I believe God gives every child to exactly the right parents. Sometimes it is that a parent who struggled with some issue – like socks that must be on just so – is the only sort of person who could tolerate a child’s obsession with that issue. Sometimes it’s that a parent who despises a certain behavior is the only sort of person who could work to weed that behavior out of a child, lovingly of course. The former seems to be the case most between my son, Billy, and me. The latter seems to be the way it is with me and Katie.

It is my hope that by her adulthood, Katie will learn to foresee the consequences of her actions and choose to avoid roiling the pot instead of reveling in the mayhem. And, definitely, I hope she stops prancing around in her panties, too!

Down for the Count

I woke up Sunday morning with a searing pain across the middle of my back. I’ve spent the majority of the last two days either moaning or hissing depending on how efficacious the Advil has been and the degree to which it has been upsetting my stomach.

I’d say I’m doing better, but it’s not even 6 am. We’ll see.

I plan to do school from the couch with an ice pack on my back.

At dinner last night…

Bill: There’s a new movie coming out soon…300.

Me: Gates of Fire?

Bill: Uh-huh.

Me: Aren’t you impressed at my guess?

Bill: Oh, I’m all hot and bothered.

We realize comments like those at the dinner table will have to cease soon, but then again, we’ve been thinking that for years now, and I do recall my own parents taking great pleasure in mentioning their plans to lie around the house naked when we’re all moved away…or sooner if that’s what it required to get us to move away.

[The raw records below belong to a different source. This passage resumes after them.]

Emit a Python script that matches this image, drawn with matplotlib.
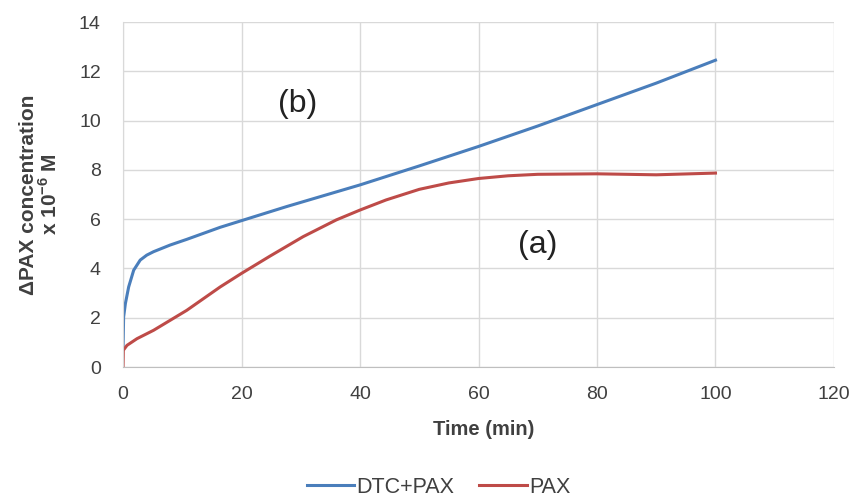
import numpy as np
import matplotlib
matplotlib.use('Agg')
import matplotlib.pyplot as plt

# data
t_blue = [0, 0.1, 0.4, 0.95, 1.8, 2.9, 4.0, 5.15, 7.95, 10.75, 16.4, 20, 27.6, 40, 50, 60, 70, 80, 90, 100]
c_blue = [0.75, 2.03, 2.58, 3.25, 3.93, 4.34, 4.54, 4.68, 4.95, 5.18, 5.67, 5.94, 6.51, 7.39, 8.16, 8.95, 9.78, 10.65, 11.52, 12.45]

t_red = [0, 0.05, 0.67, 2.35, 5.15, 10.75, 16.4, 20, 24.8, 30.4, 36, 40, 44.4, 50, 55, 60, 65, 70, 80, 90, 100]
c_red = [0.0, 0.68, 0.88, 1.15, 1.49, 2.3, 3.25, 3.8, 4.5, 5.29, 5.97, 6.37, 6.78, 7.21, 7.47, 7.65, 7.76, 7.82, 7.84, 7.8, 7.87]

xticks = [0, 20, 40, 60, 80, 100, 120]
yticks = [0, 2, 4, 6, 8, 10, 12, 14]

plt.rcParams['font.family'] = ['Liberation Sans', 'DejaVu Sans']
plt.rcParams['mathtext.fontset'] = 'custom'
plt.rcParams['mathtext.bf'] = 'Liberation Sans:bold'

fig = plt.figure(figsize=(8.55, 4.98), dpi=100)
ax = fig.add_axes([0.1439, 0.263, 0.8315, 0.6928])

ax.plot(t_blue, c_blue, color='#4a7ebb', lw=2.2, label='DTC+PAX', solid_joinstyle='round')
ax.plot(t_red, c_red, color='#be4b48', lw=2.2, label='PAX', solid_joinstyle='round')

ax.set_xlim(0, 120)
ax.set_ylim(0, 14)
ax.set_xticks(xticks)
ax.set_yticks(yticks)
ax.tick_params(length=0, labelsize=14, labelcolor='#404040')
ax.tick_params(axis='x', pad=14)
ax.tick_params(axis='y', pad=16)
ax.grid(True, color='#d9d9d9', lw=1)
ax.set_axisbelow(True)
for s in ['top', 'right']:
    ax.spines[s].set_visible(False)
ax.spines['left'].set_color('#d9d9d9')
ax.spines['bottom'].set_color('#bfbfbf')

ax.set_xlabel('Time (min)', fontsize=14.5, fontweight='bold', color='#404040')
ax.xaxis.set_label_coords(0.507, -0.153)
ax.set_ylabel('ΔPAX concentration\nx 10$^{\\mathbf{-6}}$ M', fontsize=15, fontweight='bold',
              color='#404040', linespacing=1.0)
ax.yaxis.set_label_coords(-0.088, 0.5)

ax.text(29.5, 10.67, '(b)', fontsize=23, color='#222222', ha='center', va='center')
ax.text(70, 4.97, '(a)', fontsize=23, color='#222222', ha='center', va='center')

fig.legend(loc='center', bbox_to_anchor=(0.513, 0.022), ncol=2, frameon=False,
           fontsize=15.5, handlelength=2.2, columnspacing=1.15, handletextpad=0.1,
           labelcolor='#404040')

fig.savefig('out.png', dpi=100)
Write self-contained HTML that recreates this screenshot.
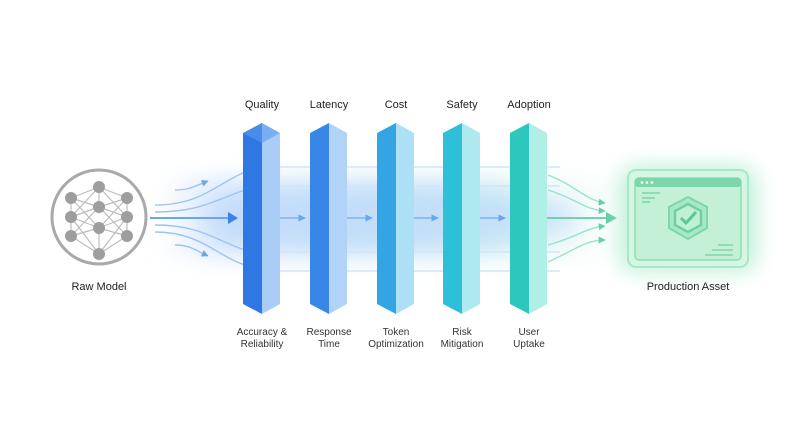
<!DOCTYPE html>
<html><head><meta charset="utf-8"><style>
html,body{margin:0;padding:0;background:#fff;}
svg{display:block;font-family:"Liberation Sans",sans-serif;}
</style></head><body>
<svg width="791" height="437" viewBox="0 0 791 437" xmlns="http://www.w3.org/2000/svg">
<defs>
<filter id="blur" x="-20%" y="-50%" width="140%" height="200%"><feGaussianBlur stdDeviation="12"/></filter>
<filter id="blur2" x="-50%" y="-50%" width="200%" height="200%"><feGaussianBlur stdDeviation="10"/></filter>
<linearGradient id="band" x1="0" x2="1" y1="0" y2="0">
<stop offset="0" stop-color="#cfe2fc" stop-opacity="0"/>
<stop offset="0.15" stop-color="#cfe2fc"/>
<stop offset="0.7" stop-color="#d0eef4"/>
<stop offset="1" stop-color="#d4f5ea" stop-opacity="0"/>
</linearGradient>
<marker id="ar" viewBox="0 0 10 10" refX="9" refY="5" markerWidth="5" markerHeight="5" orient="auto"><path d="M0,0L10,5L0,10z" fill="#6aa6ee"/></marker>
<marker id="ag" viewBox="0 0 10 10" refX="9" refY="5" markerWidth="5" markerHeight="5" orient="auto"><path d="M0,0L10,5L0,10z" fill="#5fd0a6"/></marker>
</defs>
<!-- band -->
<rect x="160" y="180" width="460" height="76" fill="url(#band)" filter="url(#blur)"/>
<ellipse cx="390" cy="218" rx="190" ry="30" fill="#b9d6fa" opacity="0.6" filter="url(#blur)"/>
<g stroke="#d3e4fb" stroke-width="1.5" fill="none">
<line x1="262" y1="167" x2="560" y2="167"/>
<line x1="262" y1="186" x2="560" y2="186"/>
<line x1="262" y1="252" x2="560" y2="252"/>
<line x1="262" y1="271" x2="560" y2="271"/>
</g>
<!-- left flows -->
<g stroke="#9cc3f4" stroke-width="1.4" fill="none">
<path d="M175,190 C190,190 195,186 208,181" marker-end="url(#ar)"/>
<path d="M175,245 C190,245 195,250 208,256" marker-end="url(#ar)"/>
<path d="M155,205 C200,205 215,185 245,172"/>
<path d="M155,212 C200,212 215,200 245,190"/>
<path d="M155,225 C200,225 215,240 245,250"/>
<path d="M155,232 C200,232 215,255 245,265"/>
</g>
<line x1="150" y1="218" x2="232" y2="218" stroke="#6aa6ee" stroke-width="2"/>
<path d="M228,212 L238,218 L228,224z" fill="#3b82e8"/>
<!-- inner arrows -->
<g stroke="#7fb3f0" stroke-width="1.5" marker-end="url(#ar)">
<line x1="270" y1="218" x2="305" y2="218"/>
<line x1="338" y1="218" x2="372" y2="218"/>
<line x1="405" y1="218" x2="438" y2="218"/>
<line x1="472" y1="218" x2="505" y2="218"/>
</g>
<!-- right flows -->
<g stroke="#9ee0c8" stroke-width="1.4" fill="none">
<path d="M548,175 C575,185 585,200 605,203" marker-end="url(#ag)"/>
<path d="M548,190 C575,198 585,210 605,211" marker-end="url(#ag)"/>
<path d="M548,245 C575,238 585,228 605,226" marker-end="url(#ag)"/>
<path d="M548,262 C575,250 585,240 605,240" marker-end="url(#ag)"/>
</g>
<line x1="545" y1="218" x2="610" y2="218" stroke="#6fd3ad" stroke-width="2"/>
<path d="M606,212 L617,218 L606,224z" fill="#5cc99c"/>
<!-- pillars -->
<g>
<g transform="translate(262,0)">
<path d="M-19,133 L0,123 L0,314 L-19,304z" fill="#2f78e4"/>
<path d="M0,123 L18,133 L18,304 L0,314z" fill="#a9cdf7"/>
<path d="M-19,133 L0,123 L18,133 L0,143z" fill="#5c98ec" opacity="0.6"/>
</g>
<g transform="translate(329,0)">
<path d="M-19,133 L0,123 L0,314 L-19,304z" fill="#3887e6"/>
<path d="M0,123 L18,133 L18,304 L0,314z" fill="#b0d3f7"/>
</g>
<g transform="translate(396,0)">
<path d="M-19,133 L0,123 L0,314 L-19,304z" fill="#33a5e2"/>
<path d="M0,123 L18,133 L18,304 L0,314z" fill="#ade0f6"/>
</g>
<g transform="translate(462,0)">
<path d="M-19,133 L0,123 L0,314 L-19,304z" fill="#2ec0d8"/>
<path d="M0,123 L18,133 L18,304 L0,314z" fill="#aee9f0"/>
</g>
<g transform="translate(529,0)">
<path d="M-19,133 L0,123 L0,314 L-19,304z" fill="#2cc7bd"/>
<path d="M0,123 L18,133 L18,304 L0,314z" fill="#b0efe6"/>
</g>
</g>
<!-- network -->
<circle cx="99" cy="217" r="47" fill="#fff" stroke="#a9a9a9" stroke-width="3"/>
<g stroke="#bdbdbd" stroke-width="1.2">
<path d="M99,187 L71,198 M99,187 L127,198 M99,187 L99,207 M99,187 L71,217 M99,187 L127,217"/>
<path d="M71,198 L99,207 M71,198 L99,228 M127,198 L99,207 M127,198 L99,228 M71,217 L99,207 M71,217 L99,228 M127,217 L99,207 M127,217 L99,228 M71,236 L99,207 M71,236 L99,228 M127,236 L99,207 M127,236 L99,228"/>
<path d="M99,254 L71,236 M99,254 L127,236 M99,254 L99,228 M99,254 L71,217 M99,254 L127,217 M71,198 L71,236 M127,198 L127,236"/>
</g>
<g fill="#9e9e9e">
<circle cx="99" cy="187" r="6"/><circle cx="71" cy="198" r="6"/><circle cx="127" cy="198" r="6"/>
<circle cx="99" cy="207" r="6"/><circle cx="71" cy="217" r="6"/><circle cx="127" cy="217" r="6"/>
<circle cx="99" cy="228" r="6"/><circle cx="71" cy="236" r="6"/><circle cx="127" cy="236" r="6"/>
<circle cx="99" cy="254" r="6"/>
</g>
<!-- production asset -->
<rect x="618" y="165" width="140" height="108" rx="20" fill="#b5eed2" opacity="0.8" filter="url(#blur2)"/>
<rect x="628" y="170" width="120" height="97" rx="8" fill="#d6f6e5" stroke="#a6e8c8" stroke-width="2"/>
<rect x="635" y="178" width="106" height="82" rx="4" fill="#c4f0d8" stroke="#8fdcb6" stroke-width="1.5"/>
<rect x="635" y="178" width="106" height="9" rx="3" fill="#7ed6ab"/>
<circle cx="642" cy="182.5" r="1.3" fill="#fff"/><circle cx="647" cy="182.5" r="1.3" fill="#fff"/><circle cx="652" cy="182.5" r="1.3" fill="#fff"/>
<g stroke="#7ed6ab" stroke-width="1.5"><line x1="642" y1="193" x2="660" y2="193"/><line x1="642" y1="198" x2="655" y2="198"/><line x1="642" y1="202" x2="650" y2="202"/>
<line x1="718" y1="245" x2="733" y2="245"/><line x1="712" y1="250" x2="733" y2="250"/><line x1="705" y1="255" x2="733" y2="255"/></g>
<path d="M688,197 L707,207 L707,228 L688,239 L669,228 L669,207z" fill="#a8e8c8" stroke="#7ed6ab" stroke-width="2"/>
<path d="M688,204 L701,211 L701,225 L688,232 L675,225 L675,211z" fill="#bdf0d6" stroke="#6fd0a2" stroke-width="2.5"/>
<path d="M681,218 L686,223 L696,212" fill="none" stroke="#5cc693" stroke-width="3"/>
<!-- labels -->
<g font-size="11" fill="#222" text-anchor="middle">
<text x="262" y="108">Quality</text>
<text x="329" y="108">Latency</text>
<text x="396" y="108">Cost</text>
<text x="462" y="108">Safety</text>
<text x="529" y="108">Adoption</text>
<text x="99" y="290">Raw Model</text>
<text x="688" y="290">Production Asset</text>
</g>
<g font-size="10" fill="#333" text-anchor="middle">
<text x="262" y="335">Accuracy &amp;</text><text x="262" y="347">Reliability</text>
<text x="329" y="335">Response</text><text x="329" y="347">Time</text>
<text x="396" y="335">Token</text><text x="396" y="347">Optimization</text>
<text x="462" y="335">Risk</text><text x="462" y="347">Mitigation</text>
<text x="529" y="335">User</text><text x="529" y="347">Uptake</text>
</g>
</svg>
</body></html>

I’m waffling about whether or not I’ll see this movie, which is actually based on a novel by a different author but of the same battle. I didn’t read Gates of Fire. Bill read it and shared it with me. The one scene that sticks with me is when the head honco talks with one of the women. The Spartans all know that nobody will return from this mission. The chosen 300 will fight to the death against the advancing hoard. All they’re doing is buying time so the rest of Greece can better prepare its defenses. The Spartans take care to not leave any woman or child without a patriarch: if her husband goes, she’ll have an adult son remain and vice versa. Except for one woman who will lose both. Mr. Head Honcho tells her he knows this will be hard for her, but he also knows she’s a really strong woman and can handle it. And then he says that since her grief will be the greatest, he expects her to set the tone for how all the women should handle this tragedy. In other words, Mrs. Smith can’t justify hysteria if the woman with the greatest loss is putting on a good face. Lovely, eh?

And Bill told me this scenario as a sort of pep talk for me, telling me that he sees me as that strong women, yada, yada, yada. I really don’t want to be a strong woman. I want to be a taken care of woman, know what I mean?

Anyway, since the movie is based on a different novel it is likely that scene will not be in the movie, but war movies are not really what I enjoy watching. I thought it was pretty normal for women to not be interested in watching war movies, but I know two women who loved Master and Commander.

Master and Commander, to me, was like Band of Brothers meets Moby Dick. All the horrors of war, but on the sea and with a captain obsessed with capturing his nemesis. At least the nemesis was another ship commander, and not a whale. Bill had already seen it once and said that I might enjoy the story line. I did find the relationship between the doctor and the commander of the ship to be interesting. However, those scenes were few and far between the other scenes which include a 12 year old having his arm amputated, a suicide, and a bad storm wherein a soldier is cut away from the ship to name just a few of the times that inspired me to query: And why did you think I would like this movie?

I have subjected him to a few chick flicks lately, so perhaps he stands a good chance of wrangling me into the theatres to see this one. I just hope he doesn’t consider it foreplay.